Blueprint: Database bloat analysis
FY20-Q1 OKR: Implement 4 significant availability features to improve database reliability (autovacuum, masterless backups, pgrepack, replica on ZFS)
There is a considerable amount of bloat in the PostgreSQL database for GitLab.com. In short, we have accumulated 51% of index bloat and also see elevated levels of bloat in at least two tables. The total amount of bloat measured is at ~450 GB.
Here, we describe our approach to reduce the level of bloat and also maintain it over time.
The design is based on pg_repack. It is a PostgreSQL extension that needs to be available to the database instance and also comes with a command line for it.
We are going to provide a ruby implementation that interacts with pg_repack through a command line.

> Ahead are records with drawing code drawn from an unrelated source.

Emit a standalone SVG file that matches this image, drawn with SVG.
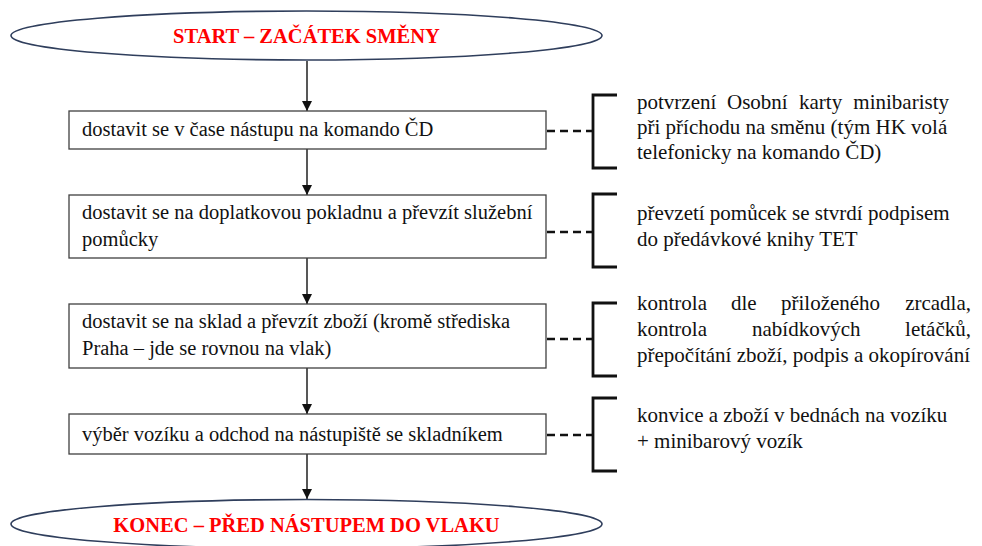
<svg xmlns="http://www.w3.org/2000/svg" width="982" height="546" viewBox="0 0 982 546">
  <style>
    .term { fill: #ffffff; stroke: #2f3e5c; stroke-width: 1.6; }
    .term-text { font-family: "Liberation Serif", "Times New Roman", Tinos, serif; font-size: 20.5px; font-weight: bold; fill: #ff0000; text-anchor: middle; }
    .step { fill: #ffffff; stroke: #404040; stroke-width: 1.3; }
    .step-text { font-family: "Liberation Serif", "Times New Roman", Tinos, serif; font-size: 20.5px; fill: #111111; }
    .note-text { font-family: "Liberation Serif", "Times New Roman", Tinos, serif; font-size: 21px; fill: #111111; }
    .end { text-anchor: end; }
    .flow { stroke: #111111; stroke-width: 1.4; fill: none; marker-end: url(#arrow); }
    .dash { stroke: #111111; stroke-width: 2.6; stroke-dasharray: 8 5; fill: none; }
    .bracket { stroke: #111111; stroke-width: 2.8; fill: none; }
  </style>
  <defs>
    <marker id="arrow" viewBox="0 0 10 10" refX="10" refY="5" markerWidth="10" markerHeight="10" markerUnits="userSpaceOnUse" orient="auto">
      <path d="M0,0 L10,5 L0,10 Z" fill="#111111"/>
    </marker>
  </defs>

  <!-- connectors -->
  <g id="connectors">
    <line class="flow" x1="307" y1="61" x2="307" y2="111"/>
    <line class="flow" x1="307" y1="149" x2="307" y2="195"/>
    <line class="flow" x1="307" y1="258" x2="307" y2="304"/>
    <line class="flow" x1="307" y1="368" x2="307" y2="414"/>
    <line class="flow" x1="307" y1="454" x2="307" y2="499"/>
    <line class="dash" x1="547" y1="131" x2="593" y2="131"/>
    <line class="dash" x1="547" y1="232" x2="593" y2="232"/>
    <line class="dash" x1="547" y1="339" x2="593" y2="339"/>
    <line class="dash" x1="547" y1="435" x2="593" y2="435"/>
  </g>

  <!-- start terminal -->
  <g id="start">
    <ellipse class="term" cx="306.5" cy="35.5" rx="295.5" ry="24.5"/>
    <text class="term-text" x="306.5" y="43">START – ZAČÁTEK SMĚNY</text>
  </g>

  <!-- process steps -->
  <g id="step1">
    <rect class="step" x="69" y="111" width="477" height="38"/>
    <text class="step-text" x="82" y="136">dostavit se v čase nástupu na komando ČD</text>
  </g>
  <g id="step2">
    <rect class="step" x="69" y="195" width="477" height="63"/>
    <text class="step-text" x="82" y="219">dostavit se na doplatkovou pokladnu a převzít služební</text>
    <text class="step-text" x="82" y="246">pomůcky</text>
  </g>
  <g id="step3">
    <rect class="step" x="69" y="304" width="477" height="64"/>
    <text class="step-text" x="82" y="328">dostavit se na sklad a převzít zboží (kromě střediska</text>
    <text class="step-text" x="82" y="355">Praha – jde se rovnou na vlak)</text>
  </g>
  <g id="step4">
    <rect class="step" x="69" y="414" width="477" height="40"/>
    <text class="step-text" x="82" y="441">výběr vozíku a odchod na nástupiště se skladníkem</text>
  </g>

  <!-- notes with brackets (justified lines are set word by word) -->
  <g id="note1">
    <path class="bracket" d="M617,95 H593 V168 H617"/>
    <text class="note-text" y="109"><tspan x="637">potvrzení</tspan><tspan x="727">Osobní</tspan><tspan x="799">karty</tspan></text>
    <text class="note-text end" x="949" y="109">minibaristy</text>
    <text class="note-text" x="637" y="134">při příchodu na směnu (tým HK volá</text>
    <text class="note-text" x="637" y="159">telefonicky na komando ČD)</text>
  </g>
  <g id="note2">
    <path class="bracket" d="M617,194 H593 V267 H617"/>
    <text class="note-text" x="637" y="220">převzetí pomůcek se stvrdí podpisem</text>
    <text class="note-text" x="637" y="246">do předávkové knihy TET</text>
  </g>
  <g id="note3">
    <path class="bracket" d="M617,303 H593 V376 H617"/>
    <text class="note-text" y="310"><tspan x="637">kontrola</tspan><tspan x="731">dle</tspan><tspan x="781">přiloženého</tspan></text>
    <text class="note-text end" x="971" y="310">zrcadla,</text>
    <text class="note-text" y="336"><tspan x="637">kontrola</tspan><tspan x="752">nabídkových</tspan></text>
    <text class="note-text end" x="971" y="336">letáčků,</text>
    <text class="note-text" x="637" y="362">přepočítání zboží, podpis a okopírování</text>
  </g>
  <g id="note4">
    <path class="bracket" d="M617,398 H593 V471 H617"/>
    <text class="note-text" x="637" y="422">konvice a zboží v bednách na vozíku</text>
    <text class="note-text" x="637" y="448">+ minibarový vozík</text>
  </g>

  <!-- end terminal -->
  <g id="end">
    <ellipse class="term" cx="306.5" cy="524" rx="295.5" ry="24.5"/>
    <text class="term-text" x="306.5" y="532">KONEC – PŘED NÁSTUPEM DO VLAKU</text>
  </g>
</svg>
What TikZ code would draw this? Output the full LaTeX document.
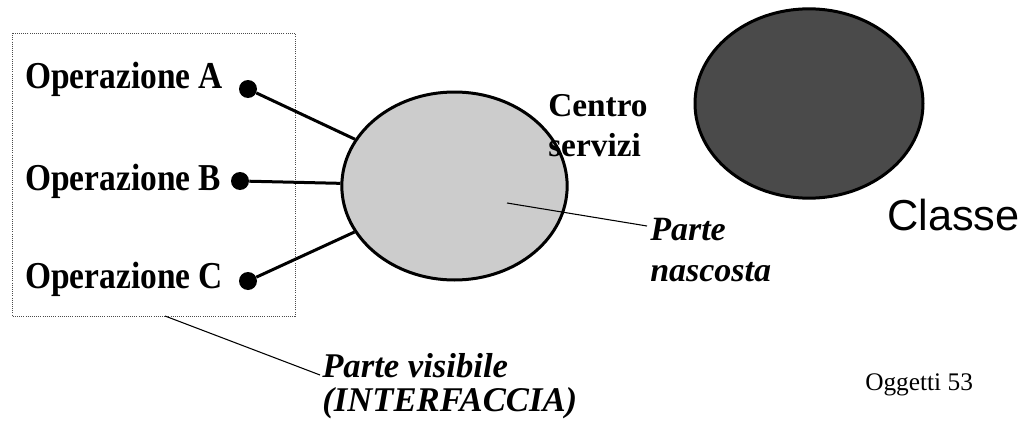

This is going to ship with GitLab Community Edition and can be interacted with through a rake job.
The command line is a basic wrapper around pg_repack functionality for comfort reasons. Additionally, it provides bloat estimation and a recommendation which data structures need to be repacked.
We are going to ship this solution with the product and also apply it for GitLab.com.
For GitLab.com, we plan to add continuous monitoring of bloat levels based on an estimation process.
The idea is to implement a command line tool and integrate that into GitLab as a rake job. Rake just serves as an example method here, we may decide to integrate it differently further down the road (but the idea is the same).
The primary user of the command line tool is an engineer of GitLab.com or an admin of the GitLab installation (for self-hosted). It can be used to determine bloat levels and execute maintenance in order to reduce bloat.
Action: estimate The estimate action provides an estimate of total table and index bloat. It also comes with a recommendation on which repack actions are going to be needed in order to reduce bloat. Action: repack The repack action actually executes maintenance for specific structures in the database. It can be called with a list (comma separated) of tables and/or indexes. In case of failures, the internal state is going to be cleaned up automatically. Options: --auto Repack based on the estimate recommendation --indexes=LIST Repack given indexes --tables=LIST Repack given tables --dry Print what would have been executed and exit
The recommendation in
estimate is based on a bloat estimate (see below). It may exclude tables and indexes due to their small size or low level of bloat.
Bloat can be measured exactly by comparing sizes of indexes and tables before and after a
VACUUM FULL. However, this is a costly operation that cannot be done online.
We estimate bloat by using a standard method, for example with queries from pgsql-bloat-estimation. This provides a heuristic only but can be used to derive conclusions about which tables or indexes need maintenance.
Testing will be executed on staging.gitlab.com, at best during a high-traffic time. For staging, this is the time when we do QA testing for a release. Alternatively, we can trigger automated QA testing to add some traffic.
As a next step, we can execute the maintenance on other installs like dev.gitlab.org or ops.gitlab.net.
However, we don't have a test instance of GitLab with the same level of traffic as GitLab.com sees. For this, it may be worth to execute maintenance on a production-sized database while replaying workload with pgreplay.
For GitLab.com, we'll ship pg_repack through chef/apt. The rake task can be executed through the deploy node since it needs to directly connect to the PostgreSQL database (and not go through pgbouncer).
For self-managed installations, we ship pg_repack along with the omnibus package. We are going to ship documentation along with the product on how to execute index maintenance through rake.
We don't want the maintenance to be executed automatically.
Once we gather more experience with executing the maintenance, we can consider executing database maintenance automatically after a version upgrade, for example. This would allow us to also improve database bloat levels for self hosted installations. However, this is not strictly required for now.
We are going to implement monitoring of database bloat levels through prometheus. Ideally, we report a bloat metric for indexes and tables separately and maybe even on a per-index and per-table granularity. This is based on a bloat estimate (see Estimating Bloat) and not an exact measurement.
It is acceptable if the bloat estimate is run only at low frequency (e.g. daily or hourly) if required.
Monitoring can be implemented through postgres_exporter or by pushing information to the prometheus push-gateway with a cronjob.
We don't intend to add alerts on bloat levels but rather add means to observe and track how bloat accumulates and levels change over time (e.g. through Grafana).
As shown in the analysis, 95% of database bloat comes from regular indexes. Once we have the solution deployed to GitLab.com, we'll perform a three step maintenance to reduce overall bloat levels to below 5%:
This will produce a bloat level well below 5% in total. With the state today, there is no need to repack other tables.
As discussed in the analysis , the majority of bloat we see today is from regular indexes (not from primary keys and not from tables). In this situation, it's also be possible to just ship a standard migration that re-creates those indexes (see the analysis for details) without using pg_repack.
We are going down the road of shipping pg_repack because we anticipate a future need to repack tables and primary keys.